_Required task_
Find the lines holding "this" and copy them.

_Data entries_
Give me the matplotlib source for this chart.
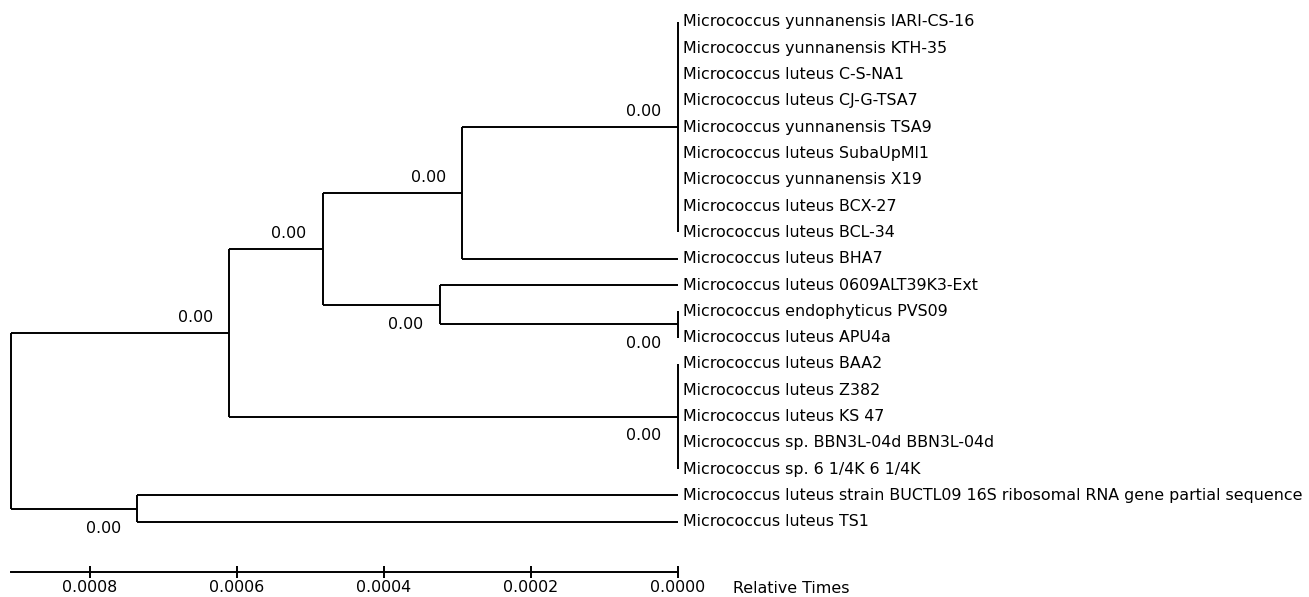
import matplotlib
matplotlib.use("Agg")
import matplotlib.pyplot as plt

# feuilles de l'arbre, de haut en bas
leaf_names = [
    "Micrococcus yunnanensis IARI-CS-16",
    "Micrococcus yunnanensis KTH-35",
    "Micrococcus luteus C-S-NA1",
    "Micrococcus luteus CJ-G-TSA7",
    "Micrococcus yunnanensis TSA9",
    "Micrococcus luteus SubaUpMl1",
    "Micrococcus yunnanensis X19",
    "Micrococcus luteus BCX-27",
    "Micrococcus luteus BCL-34",
    "Micrococcus luteus BHA7",
    "Micrococcus luteus 0609ALT39K3-Ext",
    "Micrococcus endophyticus PVS09",
    "Micrococcus luteus APU4a",
    "Micrococcus luteus BAA2",
    "Micrococcus luteus Z382",
    "Micrococcus luteus KS 47",
    "Micrococcus sp. BBN3L-04d BBN3L-04d",
    "Micrococcus sp. 6 1/4K 6 1/4K",
    "Micrococcus luteus strain BUCTL09 16S ribosomal RNA gene partial sequence",
    "Micrococcus luteus TS1",
]

# noeuds internes (enfants d'abord) : enfants (int = feuille, str = noeud), temps relatif
node_names = ["A", "B", "E", "D", "C", "F", "G", "H", "root"]
node_children = [
    [0, 1, 2, 3, 4, 5, 6, 7, 8],
    ["A", 9],
    [11, 12],
    [10, "E"],
    ["B", "D"],
    [13, 14, 15, 16, 17],
    ["C", "F"],
    [18, 19],
    ["G", "H"],
]
node_times = [0.0, 0.000293, 0.0, 0.000324, 0.000483, 0.0, 0.000610, 0.000735, 0.000907]
node_labels = ["0.00", "0.00", "0.00", "0.00", "0.00", "0.00", "0.00", "0.00", ""]
label_below = [False, False, True, True, False, True, False, True, False]

scale_ticks = [0.0008, 0.0006, 0.0004, 0.0002, 0.0]
axis_title = "Relative Times"

plt.rcParams['font.family'] = ['DejaVu Sans']
FS = 11.4

fig = plt.figure(figsize=(13.09, 5.97), dpi=100)
ax = fig.add_axes([0, 0, 1, 1])

pos = {}  # nom -> (temps, y)


def position(c):
    if isinstance(c, int):
        return 0.0, float(c)
    return pos[c]


for name, kids, t in zip(node_names, node_children, node_times):
    ys = [position(k)[1] for k in kids]
    pos[name] = (t, (min(ys) + max(ys)) / 2)

for name, kids, t, lab, below in zip(node_names, node_children, node_times, node_labels, label_below):
    ys = [position(k)[1] for k in kids]
    ax.plot([t, t], [min(ys), max(ys)], color='black', lw=1.4, solid_capstyle='butt')
    for k in kids:
        kt, ky = position(k)
        ax.plot([t, kt], [ky, ky], color='black', lw=1.4, solid_capstyle='butt')
    if lab:
        ty = pos[name][1]
        ax.annotate(lab, (t, ty), xytext=(-12, -14 if below else 11),
                    textcoords='offset points', ha='right', va='center', fontsize=FS)

for i, n in enumerate(leaf_names):
    ax.annotate(n, (0.0, i), xytext=(3.5, 0), textcoords='offset points',
                ha='left', va='center', fontsize=FS)

# echelle en bas
ax.set_xlim(0.000922, -0.000859)
ax.set_ylim(21.86, -0.836)
ax.set_yticks([])
for s in ['top', 'left', 'right']:
    ax.spines[s].set_visible(False)
ax.spines['bottom'].set_position(('data', 20.91))
ax.spines['bottom'].set_bounds(node_times[-1], 0.0)
ax.spines['bottom'].set_linewidth(1.4)
ax.set_xticks(scale_ticks)
ax.set_xticklabels([f"{v:.4f}" for v in scale_ticks])
ax.tick_params(axis='x', direction='inout', length=8, width=1.4, pad=2, labelsize=FS)
ax.annotate(axis_title, (0.0, 20.91), xytext=(40, -12), textcoords='offset points',
            ha='left', va='center', fontsize=FS)

fig.savefig("out.png", dpi=100)
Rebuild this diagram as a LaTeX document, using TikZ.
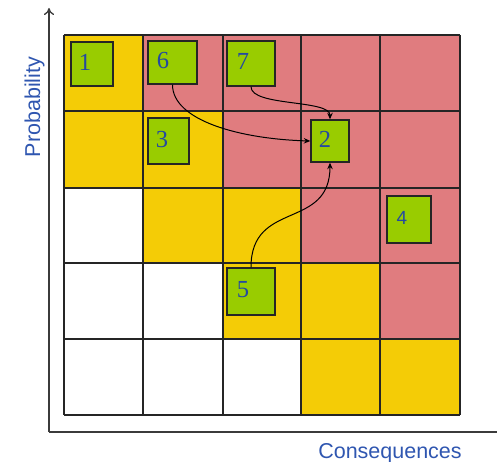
\documentclass[tikz,border=0pt]{standalone}
\usepackage{fontspec}
\setmainfont{Liberation Serif}
\setsansfont{Liberation Sans}
\usetikzlibrary{arrows.meta}

\definecolor{riskyellow}{HTML}{F4CC06}
\definecolor{riskred}{HTML}{E07C7F}
\definecolor{boxgreen}{HTML}{99CC00}
\definecolor{labelblue}{HTML}{2F56B0}
\definecolor{numblue}{HTML}{244AA0}
\definecolor{gridline}{HTML}{252525}

\tikzset{
  cellline/.style={draw=gridline, line width=1.3pt},
  riskbox/.style={rectangle, draw=gridline, fill=boxgreen, line width=1.4pt, inner sep=0pt},
  num/.style={text=numblue, font=\fontsize{24.5}{24.5}\selectfont, inner sep=0pt},
  link/.style={draw=black, line width=1pt, -{Stealth[length=6.5pt,width=5.5pt]}},
  axisline/.style={draw=gridline!90, line width=1.3pt},
  axislabel/.style={text=labelblue, font=\sffamily\fontsize{21.5}{22}\selectfont, inner sep=0pt}
}

\begin{document}
\begin{tikzpicture}[x=1pt, y=-1pt]
\useasboundingbox (0,0) rectangle (497,462);

% coloured cells of the 5x5 risk matrix
\foreach \xa/\xb/\ya/\yb/\c in {
  64/143/35/111/riskyellow, 143/223/35/111/riskred, 223/301/35/111/riskred,
  301/380/35/111/riskred, 380/460/35/111/riskred,
  64/143/111/188/riskyellow, 143/223/111/188/riskyellow, 223/301/111/188/riskred,
  301/380/111/188/riskred, 380/460/111/188/riskred,
  143/223/188/263/riskyellow, 223/301/188/263/riskyellow,
  301/380/188/263/riskred, 380/460/188/263/riskred,
  223/301/263/339/riskyellow, 301/380/263/339/riskyellow, 380/460/263/339/riskred,
  301/380/339/415/riskyellow, 380/460/339/415/riskyellow}
  \fill[\c] (\xa,\ya) rectangle (\xb,\yb);

% grid lines
\foreach \x in {64,143,223,301,380,460}
  \draw[cellline] (\x,35) -- (\x,415);
\foreach \y in {35,111,188,263,339,415}
  \draw[cellline] (64,\y) -- (460,\y);

% axes
\coordinate (origin) at (49,432);
\coordinate (ytop) at (49,8);
\coordinate (xend) at (497,432);
\draw[axisline, -{To[length=7pt,width=10pt]}] (origin) -- (ytop);
\draw[axisline] (origin) -- (xend);

\node[axislabel, rotate=90, anchor=base] (ylab) at (40,107) {Probability};
\node[axislabel, anchor=base] (xlab) at (390,458) {Consequences};

% risk items
\node[riskbox, minimum width=42pt, minimum height=44pt,
  label={[num, xshift=-7pt, yshift=1.5pt]center:1}] (b1) at (92,64) {};
\node[riskbox, minimum width=49pt, minimum height=43pt,
  label={[num, xshift=-9.5pt, yshift=1.5pt]center:6}] (b6) at (172.5,62.5) {};
\node[riskbox, minimum width=48pt, minimum height=45pt,
  label={[num, xshift=-8pt, yshift=2pt]center:7}] (b7) at (251,63.5) {};
\node[riskbox, minimum width=41pt, minimum height=46pt,
  label={[num, xshift=-6.5pt, yshift=1pt]center:3}] (b3) at (168.5,141) {};
\node[riskbox, minimum width=38pt, minimum height=42pt,
  label={[num, xshift=-5pt, yshift=1.5pt]center:2}] (b2) at (330,141) {};
\node[riskbox, minimum width=44pt, minimum height=47pt,
  label={[num, font=\sffamily\fontsize{19}{19}\selectfont, xshift=-7pt, yshift=1.5pt]center:4}] (b4) at (409,219.5) {};
\node[riskbox, minimum width=48pt, minimum height=47pt,
  label={[num, xshift=-8pt, yshift=1.5pt]center:5}] (b5) at (251,291.5) {};

% transitions towards item 2
\draw[link] (b6.south) .. controls +(0,36) and +(-70,-2) .. (b2.west);
\draw[link] (b7.south) .. controls +(0,20) and +(0,-20) .. (b2.north);
\draw[link] (b5.north) .. controls +(0,-68) and +(0,68) .. (b2.south);
\end{tikzpicture}
\end{document}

_Expected answer_
Give me the matplotlib source for this chart.
Rebuild this diagram as a LaTeX document, using TikZ.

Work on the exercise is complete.